> [Given records]:
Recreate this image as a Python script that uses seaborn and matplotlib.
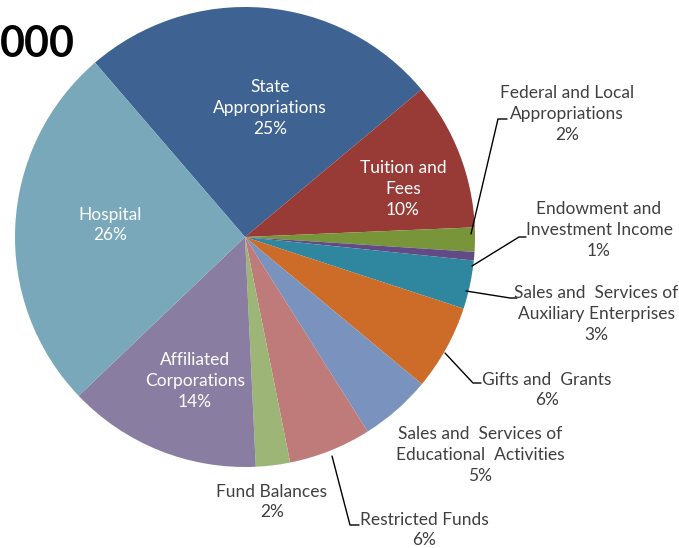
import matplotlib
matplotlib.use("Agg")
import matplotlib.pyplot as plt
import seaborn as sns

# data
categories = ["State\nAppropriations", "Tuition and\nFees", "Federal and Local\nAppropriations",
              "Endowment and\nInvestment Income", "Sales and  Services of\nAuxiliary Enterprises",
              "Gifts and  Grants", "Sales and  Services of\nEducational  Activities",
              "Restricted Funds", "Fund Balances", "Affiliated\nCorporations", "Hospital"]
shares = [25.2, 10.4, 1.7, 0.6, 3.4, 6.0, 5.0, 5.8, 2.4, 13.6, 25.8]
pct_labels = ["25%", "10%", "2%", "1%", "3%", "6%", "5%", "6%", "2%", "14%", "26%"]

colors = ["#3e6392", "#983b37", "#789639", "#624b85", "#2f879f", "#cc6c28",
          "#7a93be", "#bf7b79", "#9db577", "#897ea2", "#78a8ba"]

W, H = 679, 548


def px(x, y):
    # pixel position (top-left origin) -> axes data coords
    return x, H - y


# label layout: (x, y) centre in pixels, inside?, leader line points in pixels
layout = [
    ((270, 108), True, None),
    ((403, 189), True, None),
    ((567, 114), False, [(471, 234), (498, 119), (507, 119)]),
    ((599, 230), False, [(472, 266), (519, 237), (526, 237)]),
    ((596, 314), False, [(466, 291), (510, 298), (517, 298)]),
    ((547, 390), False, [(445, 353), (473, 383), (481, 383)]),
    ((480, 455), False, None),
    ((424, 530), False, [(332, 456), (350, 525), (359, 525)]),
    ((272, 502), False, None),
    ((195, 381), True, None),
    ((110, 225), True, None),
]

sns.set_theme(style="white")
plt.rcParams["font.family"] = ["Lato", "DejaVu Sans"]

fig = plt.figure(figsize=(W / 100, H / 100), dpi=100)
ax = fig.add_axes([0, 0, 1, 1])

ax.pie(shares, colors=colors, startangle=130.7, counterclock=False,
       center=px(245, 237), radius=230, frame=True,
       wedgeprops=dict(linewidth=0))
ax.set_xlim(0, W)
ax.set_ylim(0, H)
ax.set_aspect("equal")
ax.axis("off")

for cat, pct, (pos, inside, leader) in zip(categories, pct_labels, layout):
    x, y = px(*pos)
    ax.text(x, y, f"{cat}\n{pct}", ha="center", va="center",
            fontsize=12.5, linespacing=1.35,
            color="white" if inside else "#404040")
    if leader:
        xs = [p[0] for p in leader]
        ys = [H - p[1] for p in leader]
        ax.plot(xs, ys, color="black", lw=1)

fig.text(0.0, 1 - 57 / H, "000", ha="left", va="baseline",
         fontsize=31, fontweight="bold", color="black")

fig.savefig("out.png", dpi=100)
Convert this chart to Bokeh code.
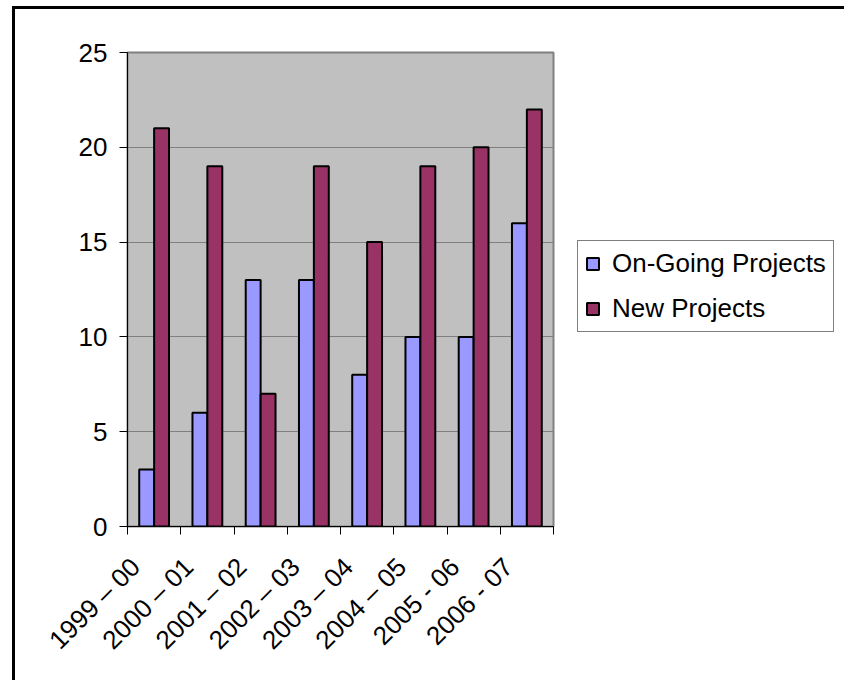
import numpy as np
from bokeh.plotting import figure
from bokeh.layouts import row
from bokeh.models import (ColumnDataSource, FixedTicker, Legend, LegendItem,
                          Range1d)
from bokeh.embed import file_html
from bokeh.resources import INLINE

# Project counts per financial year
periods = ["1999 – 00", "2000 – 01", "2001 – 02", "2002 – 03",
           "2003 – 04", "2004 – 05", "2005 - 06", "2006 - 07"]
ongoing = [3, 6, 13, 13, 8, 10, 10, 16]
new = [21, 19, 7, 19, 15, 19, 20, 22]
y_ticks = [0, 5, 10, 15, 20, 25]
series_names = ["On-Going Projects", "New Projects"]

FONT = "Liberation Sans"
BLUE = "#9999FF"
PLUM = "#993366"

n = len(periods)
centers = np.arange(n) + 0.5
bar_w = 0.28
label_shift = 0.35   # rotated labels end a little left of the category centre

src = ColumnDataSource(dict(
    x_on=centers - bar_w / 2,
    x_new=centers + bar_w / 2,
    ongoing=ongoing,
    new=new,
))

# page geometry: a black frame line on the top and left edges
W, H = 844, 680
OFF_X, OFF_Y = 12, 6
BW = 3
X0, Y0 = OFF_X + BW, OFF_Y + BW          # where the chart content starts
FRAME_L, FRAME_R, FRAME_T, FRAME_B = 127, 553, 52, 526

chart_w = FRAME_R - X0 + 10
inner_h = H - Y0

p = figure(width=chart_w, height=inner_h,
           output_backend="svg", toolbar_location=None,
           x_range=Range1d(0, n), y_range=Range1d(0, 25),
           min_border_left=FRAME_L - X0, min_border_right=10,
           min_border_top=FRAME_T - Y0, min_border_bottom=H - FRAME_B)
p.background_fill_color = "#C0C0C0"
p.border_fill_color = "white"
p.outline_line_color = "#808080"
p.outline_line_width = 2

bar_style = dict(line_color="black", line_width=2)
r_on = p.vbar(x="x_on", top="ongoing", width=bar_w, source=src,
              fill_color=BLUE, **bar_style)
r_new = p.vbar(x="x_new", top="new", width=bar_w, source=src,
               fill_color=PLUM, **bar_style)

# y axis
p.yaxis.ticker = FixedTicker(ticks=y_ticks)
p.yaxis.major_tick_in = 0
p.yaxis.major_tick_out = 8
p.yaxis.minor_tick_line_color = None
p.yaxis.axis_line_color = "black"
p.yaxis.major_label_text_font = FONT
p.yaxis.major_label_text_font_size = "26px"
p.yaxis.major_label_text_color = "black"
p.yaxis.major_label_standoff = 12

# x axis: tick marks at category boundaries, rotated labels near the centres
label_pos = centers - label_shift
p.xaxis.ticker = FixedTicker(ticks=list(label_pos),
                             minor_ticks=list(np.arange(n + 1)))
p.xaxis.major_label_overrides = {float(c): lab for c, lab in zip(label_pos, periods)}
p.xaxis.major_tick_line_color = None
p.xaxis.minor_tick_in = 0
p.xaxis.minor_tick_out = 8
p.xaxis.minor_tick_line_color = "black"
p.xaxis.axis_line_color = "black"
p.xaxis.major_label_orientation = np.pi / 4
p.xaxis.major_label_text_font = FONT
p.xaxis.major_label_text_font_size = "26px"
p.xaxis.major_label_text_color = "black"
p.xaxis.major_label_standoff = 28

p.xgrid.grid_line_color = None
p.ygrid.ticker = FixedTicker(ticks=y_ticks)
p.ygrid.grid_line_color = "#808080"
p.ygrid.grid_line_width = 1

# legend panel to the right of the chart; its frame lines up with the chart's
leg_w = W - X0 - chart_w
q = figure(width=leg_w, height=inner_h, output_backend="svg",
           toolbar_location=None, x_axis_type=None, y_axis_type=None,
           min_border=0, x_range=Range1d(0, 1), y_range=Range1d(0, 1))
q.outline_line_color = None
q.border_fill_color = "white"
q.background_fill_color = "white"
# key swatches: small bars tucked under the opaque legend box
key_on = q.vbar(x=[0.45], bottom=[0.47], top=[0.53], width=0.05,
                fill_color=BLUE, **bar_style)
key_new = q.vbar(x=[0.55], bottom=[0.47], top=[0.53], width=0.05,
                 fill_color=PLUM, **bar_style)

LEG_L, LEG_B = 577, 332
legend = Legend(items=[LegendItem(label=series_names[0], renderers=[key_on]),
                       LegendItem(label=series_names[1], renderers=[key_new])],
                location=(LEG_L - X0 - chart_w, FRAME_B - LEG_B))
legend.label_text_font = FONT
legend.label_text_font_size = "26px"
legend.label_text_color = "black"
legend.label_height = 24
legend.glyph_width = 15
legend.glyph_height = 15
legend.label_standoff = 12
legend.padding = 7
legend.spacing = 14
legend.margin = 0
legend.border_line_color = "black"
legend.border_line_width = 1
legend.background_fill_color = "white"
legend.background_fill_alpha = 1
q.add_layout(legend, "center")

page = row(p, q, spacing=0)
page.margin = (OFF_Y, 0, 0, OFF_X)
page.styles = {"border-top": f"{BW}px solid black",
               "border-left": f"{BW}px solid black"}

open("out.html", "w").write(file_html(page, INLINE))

> [Task brief]: Starting at the first line of the records above, set down each line exactly through the one that holds "import seaborn as sns". Omit pictures.

> [Full answer]:
Recreate this image as a Python script that uses seaborn and matplotlib.
import matplotlib
matplotlib.use("Agg")
import matplotlib.pyplot as plt
import seaborn as sns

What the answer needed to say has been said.